2. De werkgever geeft iedere werknemer bij indiensttreding een (digitaal) exemplaar van deze CAO.
3. De werkgever sluit met iedere werknemer een schriftelijke individuele arbeidsovereenkomst af waarin deze CAO van toepassing wordt verklaard.
Art. 7
(…)
(…)
De werknemer is gehouden, zowel tijdens als na zijn dienstverband, tot geheimhouding ten aanzien van gegevens die hem uit hoofde van dit dienstverband ter kennis (zijn ge-)komen en waarvan hij begrijpt, of kan begrijpen dat deze gegevens een economische waarde voor zijn (ex)werkgever vertegenwoordigen of van directe invloed kunnen zijn op de concurrentiepositie van zijn (ex)werkgever.
Art. 14B:
De normale werkweek heeft een werktijd van 40 uur per week.

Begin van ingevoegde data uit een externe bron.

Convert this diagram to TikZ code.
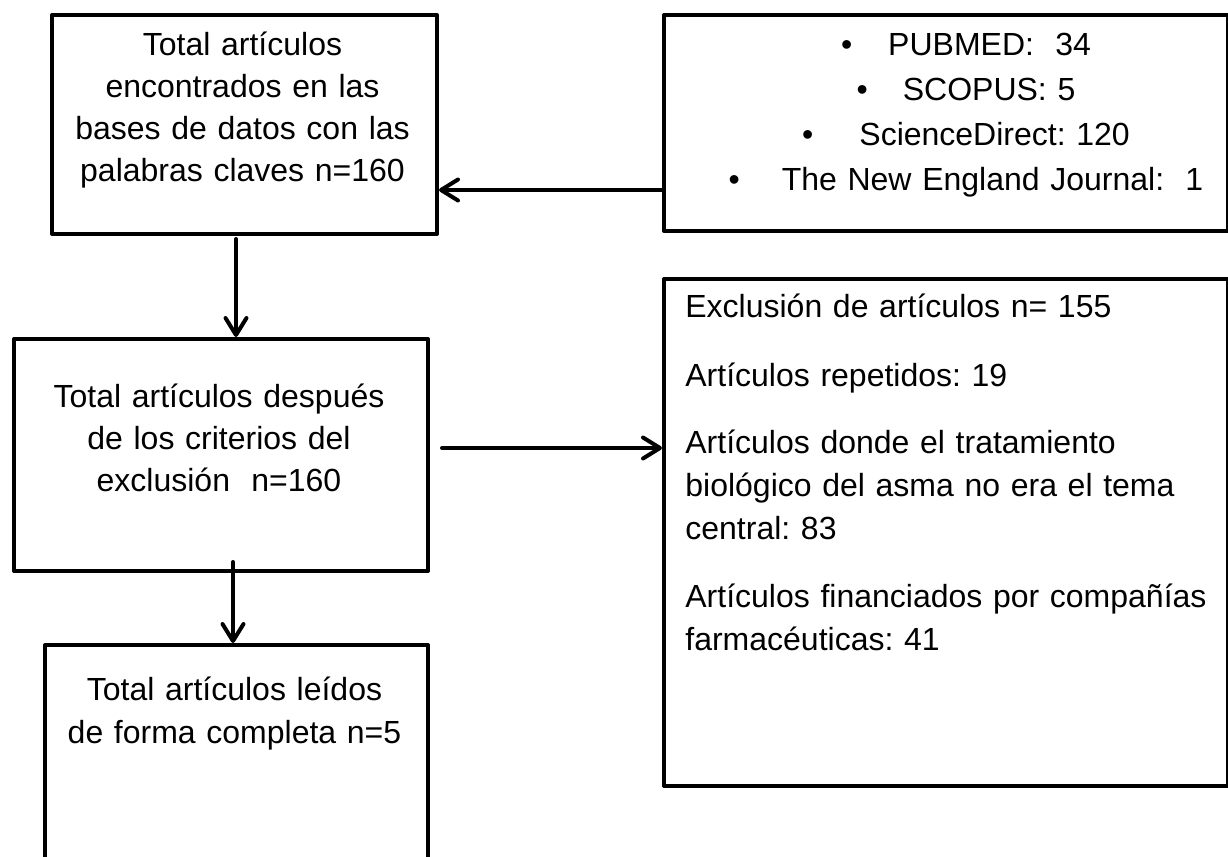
\documentclass[tikz,border=0pt]{standalone}
\usepackage{fontspec}
\setmainfont{Liberation Sans}
\usetikzlibrary{arrows.meta,positioning}

\tikzset{
  box/.style={draw, line width=2pt, line join=round, anchor=north west,
    inner sep=0pt},
  txt/.style={inner sep=0pt, anchor=base, align=center},
  flow/.style={line width=2pt, line cap=round,
    -{Straight Barb[length=8.5pt,width=10.5pt,round]}}
}

\begin{document}
\frenchspacing
\begin{tikzpicture}[x=0.5pt, y=-0.5pt]
  \useasboundingbox (0,0) rectangle (1228,857);

  % boxes
  \node[box, minimum width=192.5pt, minimum height=109.5pt] (boxA) at (50,13) {};
  \node[box, minimum width=282pt, minimum height=108pt] (boxB) at (662,13) {};
  \node[box, minimum width=207pt, minimum height=116pt] (boxC) at (12,337) {};
  \node[box, minimum width=282pt, minimum height=253.5pt] (boxD) at (662,277) {};
  \node[box, minimum width=191.5pt, minimum height=118.5pt] (boxE) at (43,643) {};

  % texts
  \node[txt, text width=190pt, font=\fontsize{16}{21}\selectfont] (txtA) at (242.5,55)
    {Total artículos\\encontrados en las\\bases de datos con las\\palabras claves n=160};
  \node[txt, text width=280pt, font=\fontsize{16}{22.5}\selectfont] (txtB) at (966,55)
    {•\hspace{18pt}PUBMED:\ \ 34\\
     •\hspace{17.5pt}SCOPUS: 5\\
     •\hspace{23pt}ScienceDirect: 120\\
     •\hspace{21pt}The New England Journal:\ \ 1};
  \node[txt, text width=205pt, font=\fontsize{16}{21}\selectfont] (txtC) at (219,407)
    {Total artículos después\\de los criterios del\\exclusión\ \ n=160};
  \node[txt, anchor=base west, align=left, text width=268pt,
    font=\fontsize{16}{21.5}\selectfont] (txtD) at (685,317)
    {Exclusión de artículos n= 155\\[13pt]
     Artículos repetidos: 19\\[12pt]
     Artículos donde el tratamiento\\
     biológico del asma no era el tema\\
     central: 83\\[12.5pt]
     Artículos financiados por compañías\\
     farmacéuticas: 41};
  \node[txt, text width=190pt, font=\fontsize{16}{21.5}\selectfont] (txtE) at (234.5,700)
    {Total artículos leídos\\de forma completa n=5};

  % connectors
  \draw[flow] (boxB.west |- 0,190) -- (boxA.east |- 0,190);
  \draw[flow] ([yshift=-1.5pt]boxA.south -| 236,0) -- (boxC.north -| 236,0);
  \draw[flow] ([xshift=6pt]boxC.east |- 0,448) -- (boxD.west |- 0,448);
  \draw[flow] ([yshift=5.5pt]boxC.south -| 233,0) -- (boxE.north -| 233,0);
\end{tikzpicture}
\end{document}
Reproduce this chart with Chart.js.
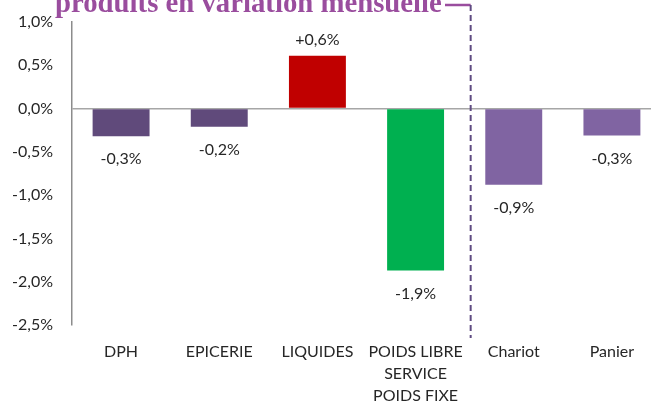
<!DOCTYPE html>
<html>
<head>
<meta charset="utf-8">
<script src="https://cdn.jsdelivr.net/npm/chart.js@4/dist/chart.umd.min.js"></script>
<style>
  html, body { margin: 0; padding: 0; background: #fff; overflow: hidden; }
  #wrap { width: 661px; height: 403px; }
</style>
</head>
<body>
<div id="wrap"><canvas id="chart1" width="661" height="403"></canvas></div>
<script>
const categories = [
    "DPH",
    "EPICERIE",
    "LIQUIDES",
    ["POIDS LIBRE", "SERVICE", "POIDS FIXE"],
    "Chariot",
    "Panier",
];
const values = [-0.32, -0.21, 0.61, -1.87, -0.88, -0.31];
const valueLabels = ["-0,3%", "-0,2%", "+0,6%", "-1,9%", "-0,9%", "-0,3%"];
const barColors = ["#604a7b", "#604a7b", "#c00000", "#00b050", "#8064a2", "#8064a2"];
const titleText = "produits en variation mensuelle";

Chart.defaults.font.family = "Lato, 'Open Sans', sans-serif";
Chart.defaults.color = "#262626";

// value labels under / over each bar
const barLabels = {
    id: "barLabels",
    afterDatasetsDraw(chart) {
        const c = chart.ctx;
        const meta = chart.getDatasetMeta(0);
        c.save();
        c.font = "16px Lato, 'Open Sans', sans-serif";
        c.fillStyle = "#262626";
        c.textAlign = "center";
        c.textBaseline = "middle";
        meta.data.forEach((bar, i) => {
            if (values[i] < 0) {
                c.fillText(valueLabels[i], bar.x, bar.y + 23);
            } else {
                c.fillText(valueLabels[i], bar.x, bar.y - 16);
            }
        });
        c.restore();
    }
};

// title (cut at top) + dashed separator
const decor = {
    id: "decor",
    afterDraw(chart) {
        const c = chart.ctx;
        const x = chart.scales.x;
        const sepX = (x.getPixelForValue(3) + x.getPixelForValue(4)) / 2 + 6;
        c.save();
        // title
        let size = 26;
        c.font = "bold " + size + "px 'Liberation Serif', 'DejaVu Serif', serif";
        const w = c.measureText(titleText).width;
        size = size * 387 / w;
        c.font = "bold " + size + "px 'Liberation Serif', 'DejaVu Serif', serif";
        c.fillStyle = "#9a4d9e";
        c.textBaseline = "alphabetic";
        c.textAlign = "left";
        c.fillText(titleText, 55, 12);
        // horizontal dash to the separator
        c.strokeStyle = "#9a4d9e";
        c.lineWidth = 2.5;
        c.beginPath();
        c.moveTo(445, 5);
        c.lineTo(sepX, 5);
        c.stroke();
        // dashed vertical line
        c.strokeStyle = "#5f4b82";
        c.lineWidth = 2;
        c.setLineDash([6, 4]);
        c.beginPath();
        c.moveTo(sepX, 5);
        c.lineTo(sepX, 338);
        c.stroke();
        c.restore();
    }
};

const config = {
    type: "bar",
    data: {
        labels: categories,
        datasets: [{
            data: values,
            backgroundColor: barColors,
            borderWidth: 0,
            barPercentage: 0.58,
            categoryPercentage: 1,
        }]
    },
    options: {
        responsive: false,
        animation: false,
        layout: {
            padding: { top: 22, right: 0, bottom: 0, left: 0 }
        },
        scales: {
            y: {
                min: -2.5,
                max: 1,
                afterFit(scale) {
                    scale.width = 72;
                    scale.paddingTop = 0;
                    scale.paddingBottom = 0;
                },
                ticks: {
                    stepSize: 0.5,
                    padding: 19,
                    font: { size: 16 },
                    color: "#262626",
                    callback: (v) => v.toFixed(1).replace(".", ",") + "%",
                },
                grid: {
                    drawTicks: false,
                    color: (ctx) => ctx.tick && ctx.tick.value === 0 ? "#a6a6a6" : "rgba(0,0,0,0)",
                    lineWidth: 1.5,
                },
                border: { display: true, color: "#8c8c8c", width: 1.5 },
            },
            x: {
                afterFit(scale) {
                    scale.height = 78;
                    scale.paddingLeft = 0;
                    scale.paddingRight = 0;
                },
                ticks: {
                    padding: 16,
                    maxRotation: 0,
                    autoSkip: false,
                    font: { size: 16, lineHeight: 1.375 },
                    color: "#262626",
                },
                grid: { display: false, drawTicks: false },
                border: { display: false },
            }
        },
        plugins: {
            legend: { display: false },
            tooltip: { enabled: false },
        }
    },
    plugins: [barLabels, decor]
};

const newChart = new Chart(document.getElementById("chart1").getContext("2d"), config);
</script>
</body>
</html>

Onder overwerk wordt verstaan de door de werknemer in opdracht van de werkgever gewerkte tijd:
a. boven de 40 uur per week
b. boven de 10 uur per dag
3. De toeslag voor overwerk als bedoeld in lid 2 bedraagt:
a. 26% van het bruto uurloon voor overwerk verricht op maandag t/m zaterdag;
b. 50% van het bruto uurloon voor overwerk verricht op een zesde werkdag;
c. 100% van het bruto uurloon voor overwerk op een zon- of feestdag.
(…)
De werknemer heeft de keuze of hij de overwerkuren en/of toeslag wil laten uitbetalen in geld of in compensatie in vrije tijd. Indien de werknemer kiest voor een compensatie in tijd geldt daarvoor een maximum van 40 uur gedurende een periode van drie maanden. Het meerdere boven het maximum van 40 uur zal altijd in geld worden uitbetaald.
De overwerkvergoeding op grond van dit artikel wordt steeds bij de eerstvolgende betalingsperiode uitbetaald, tenzij deze overeenkomstig lid 5 in tijd wordt gecompenseerd.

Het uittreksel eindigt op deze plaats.